Marlowe the Stats Cat here. That guy I share my house with left his laptop unattended again, and I spent the evening doing searching the web for news about one of my favorite subjects: salmon. Yum. But I wound up getting more than a collection of cool salmon pictures...I also got a better understanding of the role the size of a dataset plays when you're doing a hypothesis test.
You see, my search led me to this paper that summarized a 2009 analysis of neuroimaging data collected from a frozen salmon. Yes, you did read that correctly: some people with Ph.D.'s actually ran an MRI on a dead fish. Here's how the study's authors describe their subject:
The salmon measured approximately 18 inches long, weighed 3.8 pounds, and was not alive at the time of scanning. It is not known if the salmon was male or female, but given the post-mortem state of the subject this was not thought to be a critical variable.
The researchers put the dead salmon in a functional magnetic resonance imaging (fMRI) machine and showed it a series of emotionally charged photographs, in the spirit of experiments commonly done with human subjects. Then they used statistical analysis methods to explore the fMRI data they collected.
Their analysis showed evidence of brain activity. Got that? Brain activity...in the dead, frozen salmon.
Uh-oh, I thought. If dead salmon can think, could they also become reanimated? The prospect of zombie salmon horrified me...for a panicky moment, I felt like I was living in a lunatic mashup of Night of the Living Dead and Finding Nemo.
But as I continued reading, I realized the subject of this study wasn't really the dead salmon, but statistical analysis itself. The researchers cleverly demonstrated the importance of carefully applying the proper statistical methods, especially given the sheer volume of data available to, well, everyone today.
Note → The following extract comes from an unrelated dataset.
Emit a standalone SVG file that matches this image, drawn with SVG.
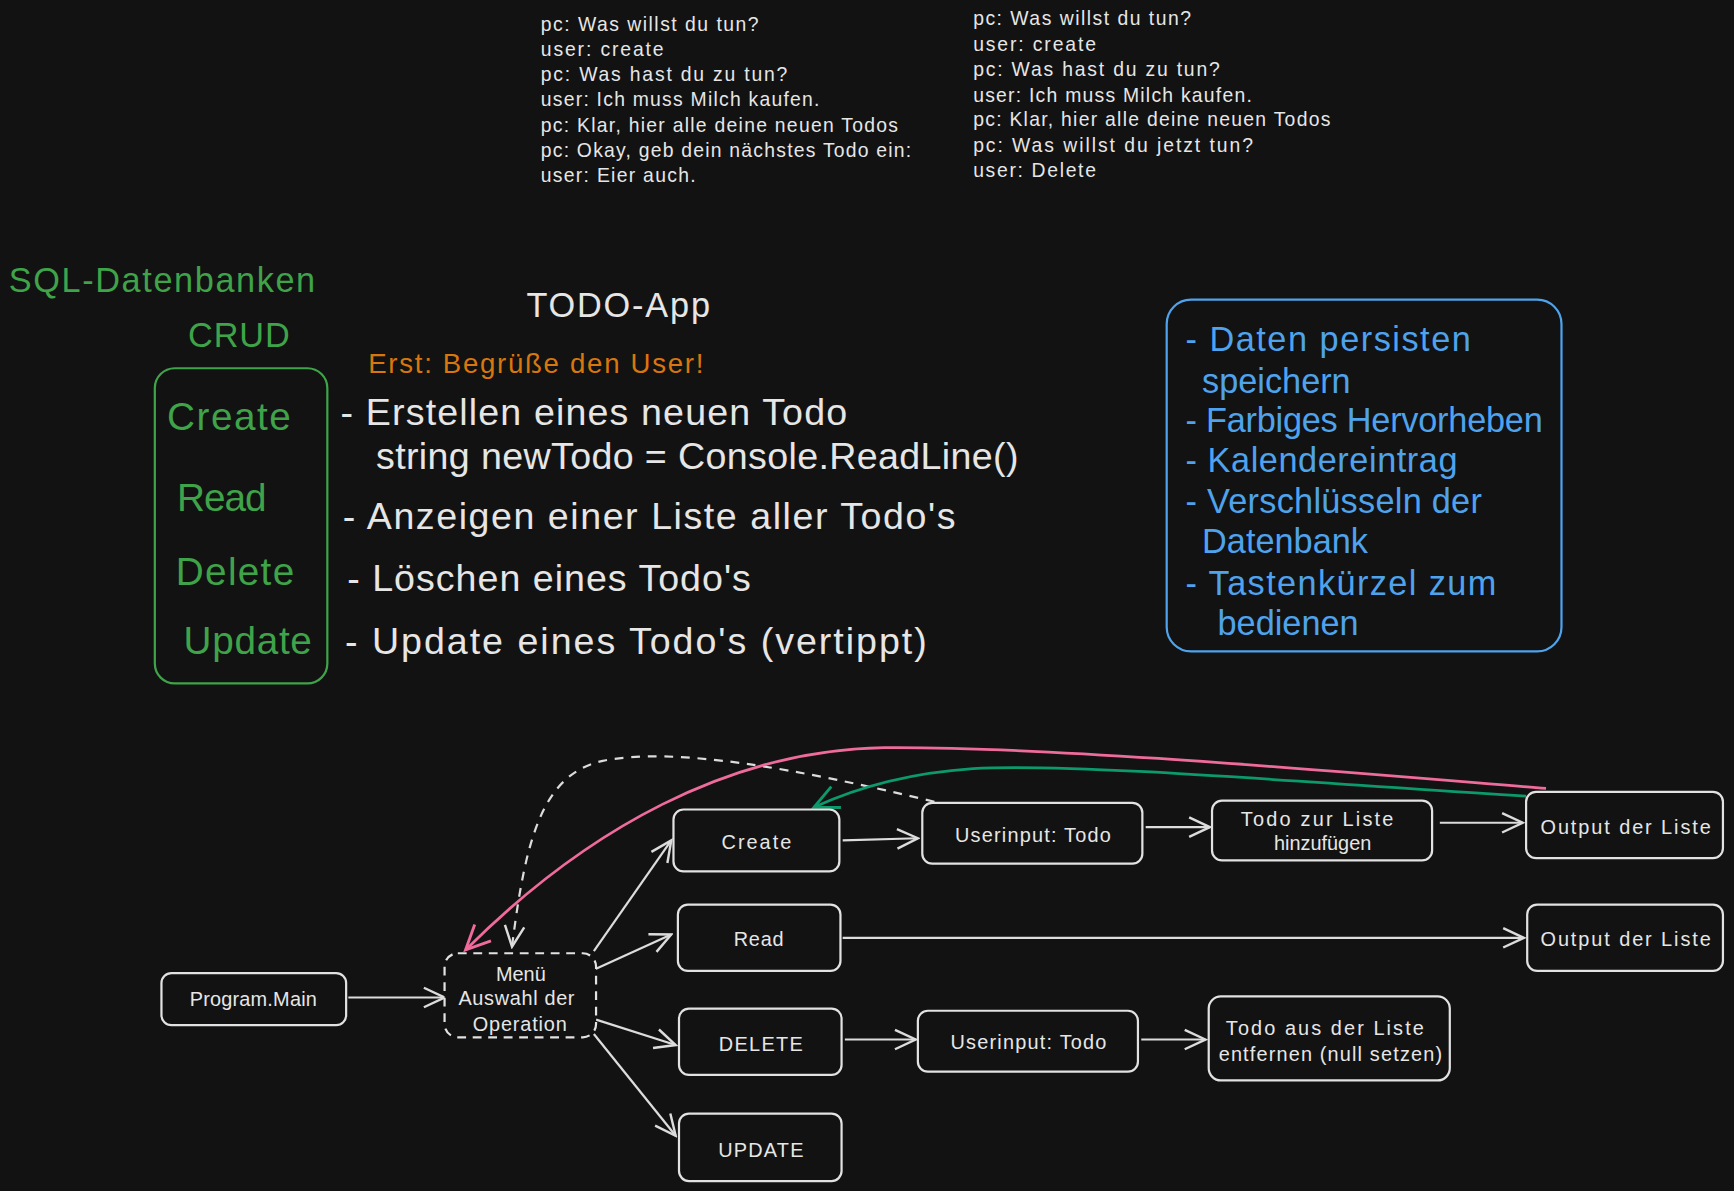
<svg xmlns="http://www.w3.org/2000/svg" width="1734" height="1191" viewBox="0 0 1734 1191">
<defs>
<style>
.bg{fill:#121212}
.t{font-family:"Liberation Sans",Arial,sans-serif;fill:#e6e6e6}
.dlg{font-size:17.5px}
.lbl{font-size:18px;text-anchor:middle}
.big{font-size:34px}
.grn{fill:#3fa349}
.blu{fill:#4fa3ec;font-size:31px}
.org{fill:#d9760d;font-size:25px}
.node{fill:#121212;stroke:#e2e2e2;stroke-width:2}
.edge{fill:none;stroke:#dcdcdc;stroke-width:2}
</style>
<marker id="aw" viewBox="0 0 20 20" refX="18" refY="10" markerWidth="22" markerHeight="22" markerUnits="userSpaceOnUse" orient="auto"><path d="M1,2 L18,10 L1,18" fill="none" stroke="#dcdcdc" stroke-width="2"/></marker>
<marker id="ap" viewBox="0 0 20 20" refX="18" refY="10" markerWidth="26" markerHeight="26" markerUnits="userSpaceOnUse" orient="auto"><path d="M1,2 L18,10 L1,18" fill="none" stroke="#ef6b9b" stroke-width="2"/></marker>
<marker id="ag" viewBox="0 0 20 20" refX="18" refY="10" markerWidth="26" markerHeight="26" markerUnits="userSpaceOnUse" orient="auto"><path d="M1,2 L18,10 L1,18" fill="none" stroke="#0c9a6c" stroke-width="2"/></marker>
</defs>
<rect class="bg" x="0" y="0" width="1734" height="1191"/>
<g transform="scale(1.10587)">

<g id="dialog-left">
<text class="t dlg" x="489" y="28" textLength="197">pc: Was willst du tun?</text>
<text class="t dlg" x="489" y="51" textLength="111">user: create</text>
<text class="t dlg" x="489" y="73" textLength="223">pc: Was hast du zu tun?</text>
<text class="t dlg" x="489" y="96" textLength="252">user: Ich muss Milch kaufen.</text>
<text class="t dlg" x="489" y="119" textLength="323">pc: Klar, hier alle deine neuen Todos</text>
<text class="t dlg" x="489" y="142" textLength="335">pc: Okay, geb dein nächstes Todo ein:</text>
<text class="t dlg" x="489" y="165" textLength="140">user: Eier auch.</text>
</g>
<g id="dialog-right">
<text class="t dlg" x="880" y="23" textLength="197">pc: Was willst du tun?</text>
<text class="t dlg" x="880" y="46" textLength="111">user: create</text>
<text class="t dlg" x="880" y="69" textLength="223">pc: Was hast du zu tun?</text>
<text class="t dlg" x="880" y="92" textLength="252">user: Ich muss Milch kaufen.</text>
<text class="t dlg" x="880" y="114" textLength="323">pc: Klar, hier alle deine neuen Todos</text>
<text class="t dlg" x="880" y="137" textLength="253">pc: Was willst du jetzt tun?</text>
<text class="t dlg" x="880" y="160" textLength="111">user: Delete</text>
</g>

<g id="titles">
<text class="t grn" x="8" y="264" font-size="31" textLength="277">SQL-Datenbanken</text>
<text class="t grn" x="170" y="314" font-size="31" textLength="92">CRUD</text>
<text class="t" x="476" y="287" font-size="31" textLength="166">TODO-App</text>
<text class="t org" x="333" y="337" textLength="303">Erst: Begrüße den User!</text>
</g>

<g id="crud-box">
<rect x="140" y="333" width="156" height="285" rx="18" fill="none" stroke="#3fa349" stroke-width="2"/>
<text class="t grn" x="151" y="389" font-size="35" textLength="112">Create</text>
<text class="t grn" x="160" y="462" font-size="35" textLength="81">Read</text>
<text class="t grn" x="159" y="529" font-size="35" textLength="107">Delete</text>
<text class="t grn" x="166" y="591" font-size="35" textLength="116">Update</text>
</g>

<g id="crud-desc">
<text class="t big" x="308" y="384" textLength="458">- Erstellen eines neuen Todo</text>
<text class="t big" x="340" y="424" textLength="581">string newTodo = Console.ReadLine()</text>
<text class="t big" x="310" y="478" textLength="554">- Anzeigen einer Liste aller Todo's</text>
<text class="t big" x="314" y="534" textLength="365">- Löschen eines Todo's</text>
<text class="t big" x="312" y="591" textLength="526">- Update eines Todo's (vertippt)</text>
</g>

<g id="ideas-box">
<rect x="1055" y="271" width="357" height="318" rx="22" fill="none" stroke="#4fa3ec" stroke-width="2"/>
<text class="t blu" x="1072" y="317" textLength="258">- Daten persisten</text>
<text class="t blu" x="1087" y="355">speichern</text>
<text class="t blu" x="1072" y="391" textLength="323">- Farbiges Hervorheben</text>
<text class="t blu" x="1072" y="427" textLength="246">- Kalendereintrag</text>
<text class="t blu" x="1072" y="464" textLength="268">- Verschlüsseln der</text>
<text class="t blu" x="1087" y="500" textLength="150">Datenbank</text>
<text class="t blu" x="1072" y="538" textLength="281">- Tastenkürzel zum</text>
<text class="t blu" x="1101" y="574">bedienen</text>
</g>

<g id="connectors">
<path class="edge" d="M315,902 L402,902" marker-end="url(#aw)"/>
<path class="edge" d="M537,860 L607,760" marker-end="url(#aw)"/>
<path class="edge" d="M537,877 L607,845" marker-end="url(#aw)"/>
<path class="edge" d="M539,922 L611,945" marker-end="url(#aw)"/>
<path class="edge" d="M537,935 L611,1027" marker-end="url(#aw)"/>
<path class="edge" d="M762,760 L830,758" marker-end="url(#aw)"/>
<path class="edge" d="M1036,748 L1094,748" marker-end="url(#aw)"/>
<path class="edge" d="M1302,744 L1377,744" stroke-width="3" marker-end="url(#aw)"/>
<path class="edge" d="M762,848 L1378,848" marker-end="url(#aw)"/>
<path class="edge" d="M764,940 L828,940" marker-end="url(#aw)"/>
<path class="edge" d="M1032,940 L1090,940" stroke-width="3" marker-end="url(#aw)"/>
<path class="edge" d="M845,725 C720,695 610,675 545,688 C490,700 475,760 463,856" stroke-dasharray="8 7" marker-end="url(#aw)"/>
<path d="M1398,713 C1200,697 950,675 800,676 C660,678 530,750 421,859" fill="none" stroke="#ef6b9b" stroke-width="2.5" marker-end="url(#ap)"/>
<path d="M1380,720 C1150,705 960,690 880,695 C820,699 775,712 736,730" fill="none" stroke="#0c9a6c" stroke-width="2.5" marker-end="url(#ag)"/>
</g>

<g id="n-main"><rect class="node" x="146" y="880" width="167" height="47" rx="9"/><text class="t lbl" x="229" y="910" textLength="115">Program.Main</text></g>
<g id="n-menu"><rect class="node" x="402" y="862" width="137" height="76" rx="12" stroke-dasharray="8 6"/><text class="t lbl" x="471" y="887">Menü</text><text class="t lbl" x="467" y="909" textLength="105">Auswahl der</text><text class="t lbl" x="470" y="932" textLength="85">Operation</text></g>
<g id="n-create"><rect class="node" x="609" y="732" width="150" height="56" rx="9"/><text class="t lbl" x="684" y="768" textLength="63">Create</text></g>
<g id="n-read"><rect class="node" x="613" y="818" width="147" height="60" rx="9"/><text class="t lbl" x="686" y="855" textLength="45">Read</text></g>
<g id="n-delete"><rect class="node" x="614" y="912" width="147" height="60" rx="9"/><text class="t lbl" x="688" y="950" textLength="76">DELETE</text></g>
<g id="n-update"><rect class="node" x="614" y="1007" width="147" height="61" rx="9"/><text class="t lbl" x="688" y="1046" textLength="77">UPDATE</text></g>
<g id="n-input1"><rect class="node" x="834" y="726" width="199" height="55" rx="9"/><text class="t lbl" x="934" y="761" textLength="141">Userinput: Todo</text></g>
<g id="n-add"><rect class="node" x="1096" y="724" width="199" height="54" rx="9"/><text class="t lbl" x="1191" y="747" textLength="138">Todo zur Liste</text><text class="t lbl" x="1196" y="769">hinzufügen</text></g>
<g id="n-out1"><rect class="node" x="1380" y="716" width="178" height="60" rx="9"/><text class="t lbl" x="1470" y="754" textLength="154">Output der Liste</text></g>
<g id="n-out2"><rect class="node" x="1381" y="818" width="177" height="60" rx="9"/><text class="t lbl" x="1470" y="855" textLength="154">Output der Liste</text></g>
<g id="n-input2"><rect class="node" x="830" y="914" width="199" height="55" rx="9"/><text class="t lbl" x="930" y="949" textLength="141">Userinput: Todo</text></g>
<g id="n-remove"><rect class="node" x="1093" y="901" width="218" height="76" rx="11"/><text class="t lbl" x="1198" y="936" textLength="179">Todo aus der Liste</text><text class="t lbl" x="1203" y="959" textLength="202">entfernen (null setzen)</text></g>
</g>
</svg>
Essentially, in this study the amount of data being analyzed made the detection of "brain activity" in the dead salmon almost inevitable, unless the analysis included appropriate corrections. With corrections, the "brain activity" would be rightly filtered out as noise in the data.
Without the corrections, it would be all too easy to conclude that salmon were coming back from the grave.
How Sample Size Affects Statistical Significance
Being a cat, of course I found it very easy to grasp everything the paper was saying. But in an interview with BoingBoing, Dr. Abigail Baird broke it down so that even that human who shares my house could get it:
...there's a certain cutoff level where we consider the things we've found significant or not. The gold standard is .01, less than a 1% chance that you're seeing something just by accident. Or a 99% chance that it's an actual difference. But, still, 1 out of 100 times you'd get that exact same result just by chance. ...we'd never had any tools that produced the magnitude of data that fMRI has. Instead of making comparisons between two groups of 40 people, you're making comparisons between 100,000 points in the brain and that .01 no longer says as much because you have so much more information to work with.
Now, their study of dead salmon dealt with specialized statistical issues involved in analyzing fMRI results, but whether you're a research scientist, a quality improvement engineer, or just a cat like me who likes to make decisions using data, the take-home lessons are the same:
Make sure you trust your data.
Remember that an overabundance of data can lead to statistically significant results that don't have any practical significance.
- Be sure you're analyzing your data—and interpreting that analysis—appropriately.
An Example of Irrelevant Statistical Significance
Let's apply this to an everyday situation. I like to entertain, so I usually keep 15 containers each of KittyLuv salmon-flavored cat treats and GroovyCat tuna-flavored treats on hand. Each container is supposed to weigh 5 oz. I weighed the ones in my pantry now and recorded the data in Minitab, then ran a 2-sample t-test to see if there's a significant difference in the average weight between the salmon and the tuna treats. Here's the data I used, and here are the results of the t-test:
The means and standard deviations for both brands are nearly the same, with an estimated difference of about .004. Nothing worth mewing about, right? And if we look at the p-value of .855, we can reject the null hypothesis that there's a significant difference between the weights of these two types of treats.
But what if I have 200,000 packages of each, sampled from that same distribution of cat treats? Let's run the analysis again...
The means and standard deviations are virtually identical to our smaller samples, and the estimated difference is even less than that predicted from our previous test at .002. But take a gander at that p-value: at 0.001, it's telling us that there is a statistically significant difference in the average weight of KittyLuv and GroovyCat treats.
And there's the lesson of the zombie salmon in a nutshell. Even though we can detect a statistically significant difference in a sample of 200,000 packages, there's no excuse to call up the GroovyCat company and throw a hissy fit. I mean, I have a pretty discriminating palette when it comes to kitty treats, but even I'm not going to notice a .002 oz difference in size.
So take it from a dead salmon, the Ph.D.'s who scanned its brain, and me: statistical significance does not equal practical significance.